Aksi Tolak RKUHP Ngawur di depan Gedung DPR, Jakarta pada 12 Februari 2018. (Foto: LBH Apik/Instagram)

Upaya mengesahkan RKUHP di tahun politik ini disebut-sebut juga merupakan upaya para politisi di parlemen mendulang suara dari kelompok konservatif. “Ini (pasal tentang zina) terkait dengan kebutuhan partai politik dan para politisi di parlemen untuk mendulang suara dari kelompok pemilih konservatif, baik di pemilihan kepala daerah (pilkada) tahun 2018 maupun pemilihan legislatif (pileg) dan pemilihan presiden (pilpres) pada tahun 2019,” tambah Direktur Yayasan Tifa Darmawan Triwibowo.

Sebagai lembaga yang bekerja untuk mewujudkan masyarakat terbuka di Indonesia yang menjunjung keberagaman, kesetaraan, dan keadilan, Yayasan Tifa menilai bahwa hukum dan sistem peradilan sebagai salah satu tiang tumpu demokrasi harus tunduk sepenuhnya kepada kepentingan rakyat. Untuk mewujudkan hal itu, Yayasan Tifa pun mendukung kerja-kerja sejumlah masyarakat sipil salah satunya adalah Institute for Criminal Justice Reform (ICJR) dari Aliansi Nasional Reformasi KUHP.

Atas dukungan Yayasan Tifa, ICJR tengah mendorong pengarusutamaan hak asasi manusia (HAM) dalam pembaruan kitab hukum pidana nasional itu. Secara umum, kerja sama Yayasan Tifa dan ICJR tersebut bertujuan untuk menginventarisasi masukan-masukan dari semua pemangku kepentingan dalam pembahasan RKUHP dan merumuskan perbaikan muatan-muatan pasal-pasal yang bertentangan dengan prinsip-prinsip hak asasi manusia. Selain itu, ICJR bersama Aliansi Nasional Reformasi KUHP juga bekerja untuk memperkuat jaringan di daerah untuk memberikan masukan dan mengawal pembahasan RKUHP dan membangun kesadaran masyarakat mellui kampanye publik.
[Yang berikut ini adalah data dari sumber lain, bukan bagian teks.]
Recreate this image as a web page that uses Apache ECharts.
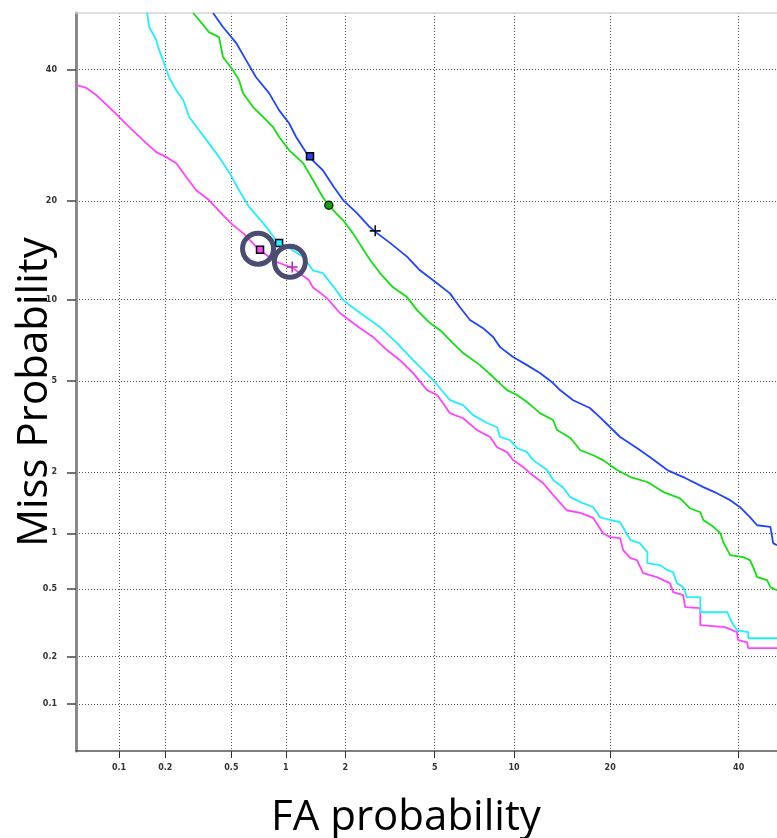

Syafirah menuturkan, kerja sama Yayasan Tifa dan ICJR dalam mengarusutamakan HAM dalam RKUHP penting. Dari segi hukum, Indonesia sudah merativikasi Konvenan HAM Internasional tentang Hak-hak Ekonomi, Sosial, dan Budaya menjadi Undang-Undang Nomor 11 Tahun 2005 dan Konvenan tentang Hak-hak Sipil dan Politik menjadi Undang-Undang Nomor 12 Tahun 2005. “Karenanya, Negara wajib untuk mengarusutamakan prinsip-prinsip HAM termasuk prinsip non-diskriminatif di segala lini kebijakan,” pungkasnya.

Penting bagi masyarakat untuk terus memantau dan memastikan agar revisi KUHP yang tengah berjalan tidak mencederai hak-hak warga negara apapun afiliasi mereka. Untuk itu, Direktur Yayasan Tifa Darmawan Triwibowo mengingatkan agar masyarakat tidak membiarkan supremasi hukum terkikis hanya karena hal itu dianggap tidak akan mempengaruhi kehidupan masyarakat, khususnya kelompok mayoritas.

“Ini adalah tanggung jawab kita semua. Jika kita berpangku tangan dan membiarkan supremasi hukum terkikis karena kita merasa bahwa hal tersebut tidak akan mempengaruhi kehidupan kita secara langsung (sebagai kelompok mayoritas), kita sedang hidup dalam ilusi. Pada akhirnya dalam jangka panjang, sistem hukum yang tidak kredibel akan mencederai semua warga,” tegas Darmawan.